Há tatuagens que só um Hell Angel pode ter. Melhor: tem de ter. Por exemplo: 81. Símbolo da oitava e da primeira letra do alfabeto: HA, as iniciais do grupo de motards com chapters, ou delegações, espalhadas pelo mundo inteiro.
Em Portugal, há cinco em cidades como Lisboa, Porto ou Setúbal, rebatizada pelo grupo como “Darkland”. 89 membros deste grupo associado tanto ao estilo de vida motard como a crimes como o tráfico de droga estão a ser julgados no Tribunal de Loures por, entre outros crimes, terem montado uma cilada que tinha como alvo Mário Machado, neonazi e líder de um grupo motard rival, “Los Bandidos”.
Cinco meses depois de o julgamento ter começado, a juíza Sara Pina Cabral fez um despacho a ordenar que PJ fotografasse os corpos tatuados dos suspeitos à procura de símbolos de pertença ao grupo como “AFFA”, (Angels Forever Forever Angels); “Filthy Few” e “Filthy 666 Few”, (poucos e malvados, tradução livre) ou “Dequaillo”, (quem usou, lutou contra a lei ou esteve preso).
Os arguidos recusaram-se, alegando “humilhação” e reclamaram da decisão do tribunal. Mas em novo despacho a que o Expresso teve acesso, a magistrada insiste na necessidade do exame que considera “absolutamente necessário” e recusa o argumento da humilhação alegando que os suspeitos serão fotografados “em privado”, “perante órgão policial” e com “os mesmos trajes que usam em locais de exposição pública como a praia”.
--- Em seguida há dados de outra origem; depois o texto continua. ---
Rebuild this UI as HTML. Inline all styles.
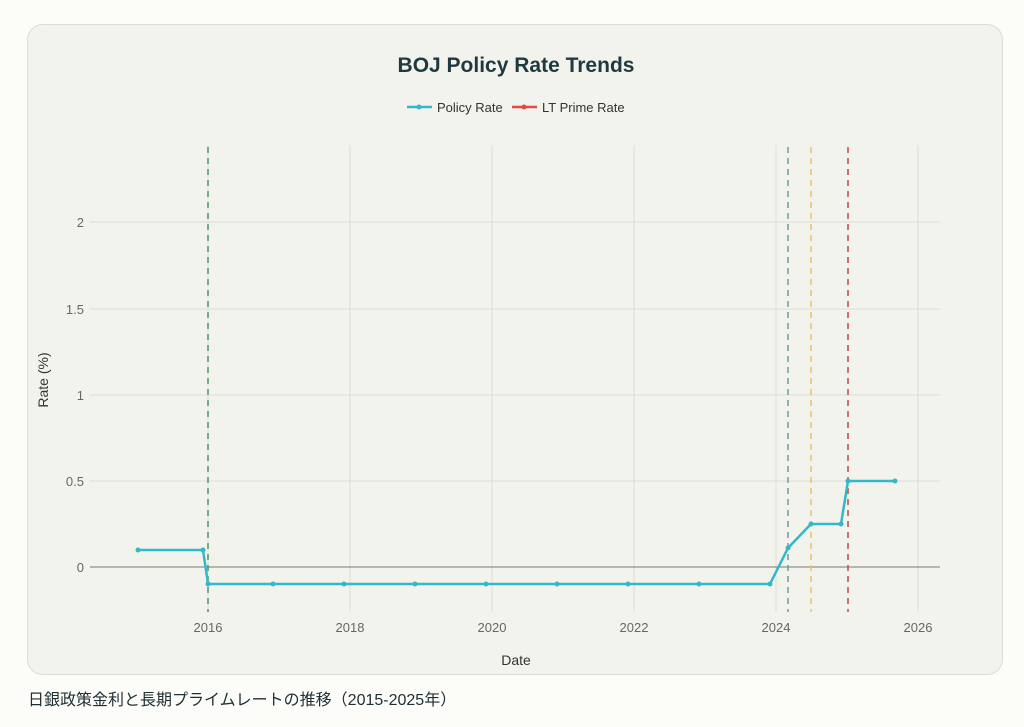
<!DOCTYPE html>
<html><head><meta charset="utf-8"><style>
body{margin:0;width:1024px;height:727px;background:#fcfcf9;font-family:"Liberation Sans","Noto Sans CJK JP",sans-serif;position:relative;overflow:hidden}
.card{position:absolute;left:27px;top:24px;width:976px;height:651px;background:#f3f3ee;border:1px solid #dcdcd6;border-radius:16px;box-sizing:border-box}
.cap{position:absolute;left:28px;top:686px;font-size:16px;color:#1f2f33}
</style></head><body>
<div class="card"></div>
<svg width="1024" height="727" style="position:absolute;left:0;top:0" font-family="Liberation Sans, sans-serif">
<text x="516" y="72" text-anchor="middle" font-size="21" font-weight="bold" fill="#1e3a40">BOJ Policy Rate Trends</text>
<line x1="407" y1="107" x2="432" y2="107" stroke="#32b8c6" stroke-width="2.5"/><circle cx="419" cy="107" r="2.5" fill="#32b8c6"/>
<text x="437" y="112" font-size="13" fill="#333">Policy Rate</text>
<line x1="512" y1="107" x2="537" y2="107" stroke="#e04b43" stroke-width="2.5"/><circle cx="524" cy="107" r="2.5" fill="#e04b43"/>
<text x="542" y="112" font-size="13" fill="#333">LT Prime Rate</text>
<g stroke="#dcdcd6" stroke-width="1">
<line x1="90" y1="481" x2="940" y2="481"/><line x1="90" y1="395" x2="940" y2="395"/><line x1="90" y1="309" x2="940" y2="309"/><line x1="90" y1="222" x2="940" y2="222"/>
<line x1="208" y1="145" x2="208" y2="612"/><line x1="350" y1="145" x2="350" y2="612"/><line x1="492" y1="145" x2="492" y2="612"/><line x1="634" y1="145" x2="634" y2="612"/><line x1="776" y1="145" x2="776" y2="612"/><line x1="918" y1="145" x2="918" y2="612"/>
</g>
<line x1="90" y1="567" x2="940" y2="567" stroke="#777" stroke-width="1"/>
<g font-size="13" fill="#666" text-anchor="end">
<text x="84" y="572">0</text><text x="84" y="486">0.5</text><text x="84" y="400">1</text><text x="84" y="314">1.5</text><text x="84" y="227">2</text></g>
<g font-size="13" fill="#666" text-anchor="middle">
<text x="208" y="632">2016</text><text x="350" y="632">2018</text><text x="492" y="632">2020</text><text x="634" y="632">2022</text><text x="776" y="632">2024</text><text x="918" y="632">2026</text></g>
<text x="516" y="665" text-anchor="middle" font-size="14" fill="#333">Date</text>
<text transform="translate(48,380) rotate(-90)" text-anchor="middle" font-size="14" fill="#333">Rate (%)</text>
<g stroke-width="1.5" stroke-dasharray="6,5">
<line x1="208" y1="147" x2="208" y2="612" stroke="#4a9468"/>
<line x1="788" y1="147" x2="788" y2="612" stroke="#6f9aa5"/>
<line x1="811" y1="147" x2="811" y2="612" stroke="#e3c46e"/>
<line x1="848" y1="147" x2="848" y2="612" stroke="#c04848"/>
</g>
<polyline fill="none" stroke="#32b8c6" stroke-width="2.5" stroke-linejoin="round" points="138,550 203,550 208,584 273,584 344,584 415,584 486,584 557,584 628,584 699,584 770,584 788,548 811,524 841,524 848,481 895,481"/>
<g fill="#32b8c6">
<circle cx="138" cy="550" r="2.5"/><circle cx="203" cy="550" r="2.5"/><circle cx="208" cy="584" r="2.5"/><circle cx="273" cy="584" r="2.5"/><circle cx="344" cy="584" r="2.5"/><circle cx="415" cy="584" r="2.5"/><circle cx="486" cy="584" r="2.5"/><circle cx="557" cy="584" r="2.5"/><circle cx="628" cy="584" r="2.5"/><circle cx="699" cy="584" r="2.5"/><circle cx="770" cy="584" r="2.5"/><circle cx="788" cy="548" r="2.5"/><circle cx="811" cy="524" r="2.5"/><circle cx="841" cy="524" r="2.5"/><circle cx="848" cy="481" r="2.5"/><circle cx="895" cy="481" r="2.5"/>
</g>
</svg>
<div class="cap">日銀政策金利と長期プライムレートの推移（2015-2025年）</div>
</body></html>
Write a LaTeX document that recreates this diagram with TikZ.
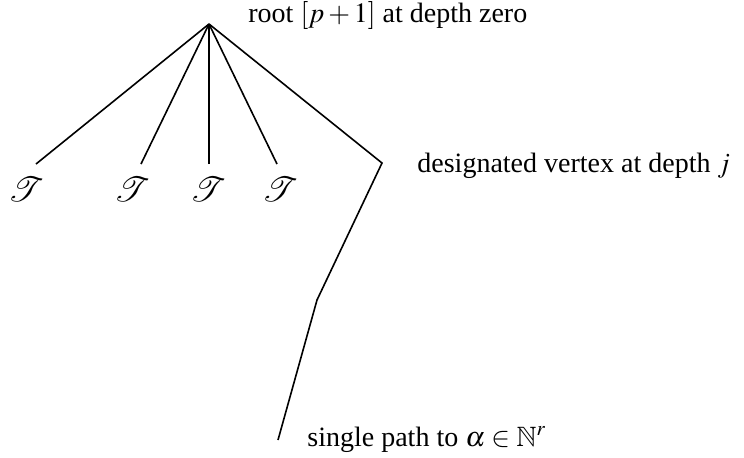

A esmagadora maioria dos arguidos vai recorrer desta decisão e há 26 que vão mesmo recusar-se a cumpri-la caso a juíza entenda que o recurso não tem efeito suspensivo ou que a Relação de Lisboa dê razão à magistrada.
NÃO MOSTRO
“Os meus clientes não vão cumprir a ordem mesmo que incorram no crime de desobediência”, assegura José Carlos Cardoso. Porquê? “Porque este exame é uma violação do direito à privacidade dos arguidos e porque já foram fotografados quando foram detidos pela PJ. Não há necessidade de estar a repetir um exame que é humilhante. Além disso, só provam que um arguido pertence ao grupo, não provam a prática de qualquer crime”.
No despacho, a que o Expresso teve acesso, a juíza antecipa estes argumentos e defende que os exames feitos pela PJ na altura da detenção são “insuficientes” e que os arguidos não têm “direito de recusa”.
O Expresso contactou vários advogados do processo e todos garantem que vão recorrer com uma exceção. “Os meus clientes já foram fotografados, mas se o tribunal entende que deve gastar tempo e dinheiro ao Estado, não nos vamos opor”, diz Aníbal Pinto, que representa dois arguidos.
Carlos Melo Alves, que defende seis arguidos, considera que este exame é um “método proibido de prova” porque obriga os arguidos a colaborarem na “produção de prova” ferindo assim o princípio da “não-incriminação”. Vai recorrer da decisão da juíza para a Relação de Lisboa.
A operação da PJ contra este grupo de motociclistas com ramificações no mundo inteiro foi lançada em junho de 2018, antes da concentração motard de Faro. Em causa, para além de crimes de tráfico de droga e associação criminosa, estava uma cilada montada contra Mário Machado, condenado por vários crimes e que tentava fundar em Portugal um “chapter” de “Los Bandidos”. Escapou a um espancamento, porque se escondeu na casa de bando de um restaurante no Prior Velho.